Avro schemas¶

Sasquatch uses Avro as serialization format. An advantage of Avro is that it provides a schema and supports schema evolution with the help of the Confluent Schema Registry.

For example, assume a metric named skyFluxMetric with the following data:

{
    "timestamp": 1681248783000000,
    "band": "y",
    "instrument": "LSSTCam-imSim",
    "meanSky": -213.75839364883444,
    "stdevSky": 2328.906118708811,
}

A simple Avro schema for this metric would look like this:

{
    "namespace": "lsst.example",
    "name": "skyFluxMetric",
    "type": "record",
    "fields": [
        {
            "name": "timestamp",
            "type": "long"
        },
        {
            "name": "band",
            "type": "string"
        },
        {
            "name": "instrument",
            "type": "string",
        },
        {
            "name": "meanSky",
            "type": "float"
        },
        {
            "name": "stdevSky",
            "type": "float"
        }
    ]
}

The namespace and the metric name are used to create the full qualified metric name in Sasquatch, lsst.example.skyFluxMetric, which also corresponds to the Kafka topic name.

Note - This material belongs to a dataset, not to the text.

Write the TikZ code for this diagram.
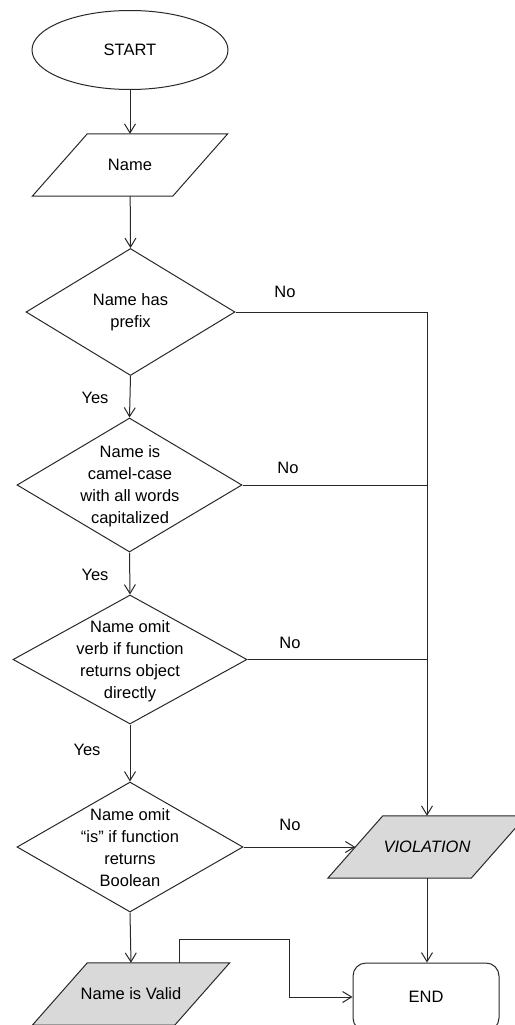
\documentclass[tikz,border=0pt]{standalone}
\usepackage{fontspec}
\setmainfont{Liberation Sans}
\usetikzlibrary{shapes.geometric,arrows.meta,backgrounds}
\definecolor{lightfill}{RGB}{217,217,217}
\definecolor{linec}{RGB}{40,40,40}
\begin{document}
\begin{tikzpicture}[x=1pt,y=-1pt,
  every node/.style={font=\fontsize{16.5}{22}\selectfont, text=black},
  base/.style={draw=linec, line width=1pt, inner sep=0pt},
  term/.style={base, ellipse, minimum width=196pt, minimum height=79pt},
  iobox/.style={rectangle, inner sep=0pt, minimum height=62pt},
  paraline/.style={draw=linec, line width=1pt, line join=miter},
  decide/.style={base, diamond},
  dtext/.style={align=center, inner sep=0pt},
  endbox/.style={base, rectangle, rounded corners=13pt, minimum width=146pt, minimum height=68pt},
  lab/.style={inner sep=0pt},
  arr/.style={draw=linec, line width=1pt, -{Straight Barb[length=9pt,width=11pt]}},
  ln/.style={draw=linec, line width=1pt}
]
\useasboundingbox (0,0) rectangle (514,1025);

\node[term] (start) at (130,50) {START};
\node[iobox, minimum width=140pt] (name) at (130,165) {Name};

\node[decide, minimum width=209pt, minimum height=127pt] (d1) at (130.5,312) {};
\node[dtext] (d1t) at (d1) {Name has\\prefix};

\node[decide, minimum width=225pt, minimum height=134pt] (d2) at (129.5,485) {};
\node[dtext] (d2t) at (130,486) {Name is\\camel-case\\with all words\\capitalized};

\node[decide, minimum width=234pt, minimum height=129pt] (d3) at (130,659.5) {};
\node[dtext] (d3t) at (130,661) {Name omit\\verb if function\\returns object\\directly};

\node[decide, minimum width=226pt, minimum height=130pt] (d4) at (130,847) {};
\node[dtext] (d4t) at (130,848) {Name omit\\“is” if function\\returns\\Boolean};

\node[iobox, minimum width=143pt] (viol) at (427,847) {\itshape VIOLATION};
\node[iobox, minimum width=142pt] (valid) at (131,994) {Name is Valid};
\node[endbox] (end) at (426,997) {END};

\begin{pgfonlayer}{background}
\path[paraline] ([xshift=27.5pt]name.north west) -- ([xshift=27.5pt]name.north east)
  -- ([xshift=-27.5pt]name.south east) -- ([xshift=-27.5pt]name.south west) -- cycle;
\path[paraline, fill=lightfill] ([xshift=27.5pt]viol.north west) -- ([xshift=27.5pt]viol.north east)
  -- ([xshift=-27.5pt]viol.south east) -- ([xshift=-27.5pt]viol.south west) -- cycle;
\path[paraline, fill=lightfill] ([xshift=27.5pt]valid.north west) -- ([xshift=27.5pt]valid.north east)
  -- ([xshift=-27.5pt]valid.south east) -- ([xshift=-27.5pt]valid.south west) -- cycle;
\end{pgfonlayer}

% labels
\node[lab] (no1) at (285,292) {No};
\node[lab] (no2) at (288,468) {No};
\node[lab] (no3) at (290,643) {No};
\node[lab] (no4) at (290,825) {No};
\node[lab] (yes1) at (95,398) {Yes};
\node[lab] (yes2) at (95,575) {Yes};
\node[lab] (yes3) at (87,750) {Yes};

% coordinates
\coordinate (vx) at (179,939);
\coordinate (vx2) at (289,939);

% connectors
\draw[arr] (start) -- (name);
\draw[arr] (name) -- (d1.north);
\draw[arr] (d1.south) -- (d2.north);
\draw[arr] (d2.south) -- (d3.north);
\draw[arr] (d3.south) -- (d4.north);
\draw[arr] (d4.south) -- (valid.north);
\draw[arr] (d1.east) -| (viol.north);
\draw[ln] (d2.east) -- (d2.east -| viol.north);
\draw[ln] (d3.east) -- (d3.east -| viol.north);
\draw[arr] (d4.east) -- (viol);
\draw[arr] (viol.south) -- (viol.south |- end.north);
\draw[arr] (valid.north -| vx) |- (vx2) |- (end.west);
\end{tikzpicture}
\end{document}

The schema is stored in the Schema Registry and is used to validate the data sent to Sasquatch.

Read more about Avro schemas and types in the Avro specification.

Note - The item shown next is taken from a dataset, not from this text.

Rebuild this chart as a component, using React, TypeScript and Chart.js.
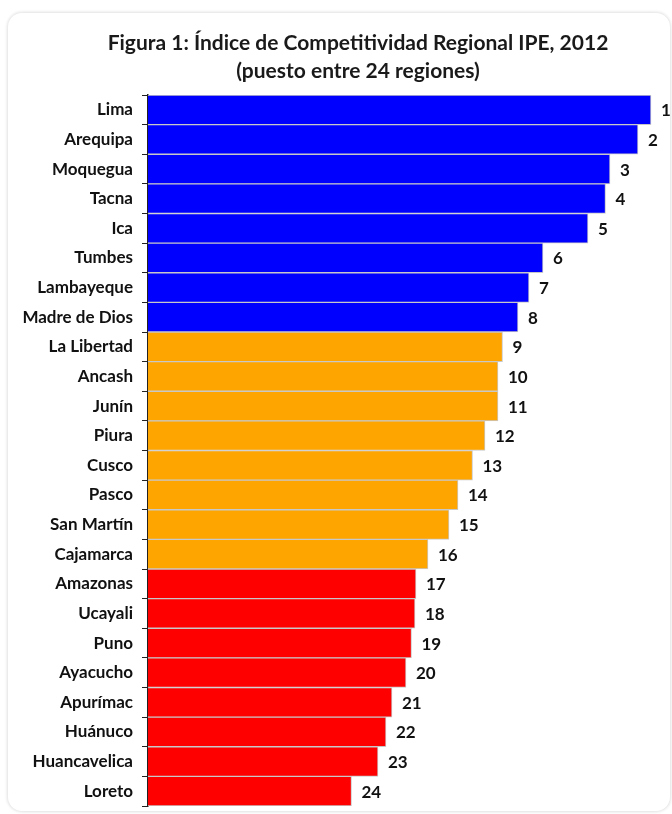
import React, { useEffect, useRef } from "react";
import { Chart, registerables } from "chart.js";

Chart.register(...registerables);

const regions = [
  "Lima", "Arequipa", "Moquegua", "Tacna", "Ica", "Tumbes", "Lambayeque", "Madre de Dios",
  "La Libertad", "Ancash", "Junín", "Piura", "Cusco", "Pasco", "San Martín", "Cajamarca",
  "Amazonas", "Ucayali", "Puno", "Ayacucho", "Apurímac", "Huánuco", "Huancavelica", "Loreto",
];

// index score
const scores = [
  5.03, 4.9, 4.62, 4.575, 4.4, 3.95, 3.81, 3.7,
  3.545, 3.5, 3.5, 3.37, 3.245, 3.1, 3.01, 2.8,
  2.68, 2.67, 2.635, 2.58, 2.44, 2.38, 2.3, 2.035,
];

const ranks = regions.map((_, i) => String(i + 1));

const groupColors = ["#0000FF", "#FFA500", "#FF0000"];
const groupOf = [0, 0, 0, 0, 0, 0, 0, 0, 1, 1, 1, 1, 1, 1, 1, 1, 2, 2, 2, 2, 2, 2, 2, 2];

const titleLines = [
  "Figura 1: Índice de Competitividad Regional IPE, 2012",
  "(puesto entre 24 regiones)",
];

const FONT = "Lato, 'Open Sans', sans-serif";

const rankLabels = {
  id: "rankLabels",
  afterDatasetsDraw(chart: any) {
    const ctx = chart.ctx;
    const meta = chart.getDatasetMeta(0);
    ctx.save();
    ctx.font = `bold 17px ${FONT}`;
    ctx.fillStyle = "#111";
    ctx.textAlign = "left";
    ctx.textBaseline = "middle";
    meta.data.forEach((bar: any, i: number) => {
      ctx.fillText(ranks[i], bar.x + 10, bar.y + 1);
    });
    ctx.restore();
  },
};

export default function App() {
  const ref = useRef<HTMLCanvasElement>(null);
  useEffect(() => {
    if (!ref.current) return;
    const chart = new Chart(ref.current, {
      type: "bar",
      data: {
        labels: regions,
        datasets: [
          {
            data: scores,
            backgroundColor: groupOf.map((g) => groupColors[g]),
            borderColor: "#c8c8c8",
            borderWidth: 1,
            barPercentage: 1,
            categoryPercentage: 1,
          },
        ],
      },
      options: {
        indexAxis: "y",
        animation: false,
        responsive: false,
        maintainAspectRatio: false,
        layout: { padding: { left: 0, right: 4, top: 95, bottom: 8 } },
        plugins: {
          legend: { display: false },
          tooltip: { enabled: false },
          title: { display: false },
        },
        scales: {
          x: { display: false, min: 0, max: 5.2 },
          y: {
            afterFit: (s: any) => {
              s.width = 148;
              s.paddingTop = 0;
              s.paddingBottom = 0;
            },
            border: { display: true, color: "#222", width: 1.5 },
            grid: {
              offset: true,
              drawOnChartArea: false,
              drawTicks: true,
              tickLength: 6,
              color: "#222",
            },
            ticks: {
              color: "#111",
              padding: 9,
              font: { family: FONT, size: 17, weight: "bold" },
            },
          },
        },
      },
      plugins: [rankLabels],
    });
    return () => chart.destroy();
  }, []);

  return (
    <div
      style={{
        position: "fixed",
        left: 0,
        top: 0,
        width: 672,
        height: 814,
        overflow: "hidden",
        background: "#fff",
      }}
    >
      <div
        style={{
          position: "absolute",
          left: 8,
          top: 13,
          width: 662,
          height: 798,
          borderRadius: 14,
          background: "#fff",
          boxShadow: "0 0 3px 1px rgba(0,0,0,0.12)",
        }}
      />
      <canvas
        ref={ref}
        width={672}
        height={814}
        style={{ position: "absolute", left: 0, top: 0 }}
      />
      <div
        style={{
          position: "absolute",
          left: 358 - 300,
          top: 42 - 14,
          width: 600,
          textAlign: "center",
          fontFamily: FONT,
          fontWeight: "bold",
          fontSize: 21,
          lineHeight: "28px",
          color: "#1a1a1a",
        }}
      >
        {titleLines.map((t) => (
          <div key={t}>{t}</div>
        ))}
      </div>
    </div>
  );
}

Adding units and description¶

Adding units and description is recommended and they are used by the EFD client .get_schema() method to display this information and help users to understand the data.

The convention in Sasquatch is to add the units and description keys in every field of the schema, and astropy units whenerver possible.

{
    "namespace": "lsst.example",
    "name": "skyFluxMetric",
    "type": "record",
    "fields": [
        {
            "name": "timestamp",
            "type": "long",
            "units": "ms",
            "description": "The time the metric was measured in millisecons since the Unix epoch."
        },
        {
            "name": "band",
            "type": "string",
            "units": "unitless",
            "description": "The observation band associated to this metric."
        },
        {
            "name": "instrument",
            "type": "string",
            "units": "unitless",
            "description": "The name of the instrument associated to this metric."
        },
        {
            "name": "meanSky",
            "type": "float",
            "units": "adu",
            "description": "The mean sky flux in ADU."
        },
        {
            "name": "stdevSky",
            "type": "float",
            "units": "adu",
            "description": "The standard deviation of the sky flux in ADU."

        }
    ]
}

Optional fields¶

In some situations, you don’t have values for all the fields defined in the schema. In this case you can mark the field as optional and provide a default value. Sasquatch uses the Avro null value for nullable fields, and the schema for a nullable field uses the Union type:

{"name": "meanSky", "type": ["null", "float"], "default": null}

Note that because of the union type, when sending data to Sasquatch this will not work:

{"meanSky": 2328.906}

Intead, you must do this:

{"meanSky": {"float": 2328.906}}

Schema evolution¶

In Sasquatch, schema changes must be forward-compatible so that consumers won’t break. Sasquatch consumers include Kafka consumers, any application that queries InfluxDB, and Chronograf dashboards.

Forward compatibility means that data produced with a new schema can be read by consumers using the previous schema. An example of a forward-compatible schema change is adding a new field to the schema. Removing or renaming an existing field are examples of non forward-compatible schema changes.

Read more about forward compatibility in the Confluent Schema Registry documentation.

Suppose there’s a dashboard in Chronograf with a chart that displays a time series of meanSky and stdevSky values grouped by band. The timestamp, band, meanSky and stdevSky fields are always required for that chart to work. The following Avro schema will ensure these fields are always present:

{
    "namespace": "lsst.example",
    "type": "record",
    "name": "skyFluxMetric",
    "fields": [
        {
            "name": "timestamp",
            "type": "long"
        },
        {
            "name": "band",
            "type": "string"
        },
        {
            "name": "instrument",
            "type": "string",
        },
        {
            "name": "meanSky",
            "type": "float"
        },
        {
            "name": "stdevSky",
            "type": "float"
        }
    ]
}

Now, suppose you want to add a table linked to the previous chart to display the visit ID associated with this metric. Adding the visit field to the schema is a forward-compatible change, so that’s allowed:

{
    "namespace": "lsst.example",
    "type": "record",
    "name": "skyFluxMetric",
    "fields": [
        {
            "name": "timestamp",
            "type": "long"
        },
        {
            "name": "band",
            "type": "string"
        },
        {
            "name": "instrument",
            "type": "string",
        },
        {
            "name": "visit",
            "type": "int"
        },
        {
            "name": "meanSky",
            "type": "float"
        },
        {
            "name": "stdevSky",
            "type": "float"
        }
    ]
}

New messages sent to Sasquatch now require the visit field and a new query that uses the visit information can be implemented. Because this is a forward-compatible schema change, existing queries won’t break since they don’t use the visit field.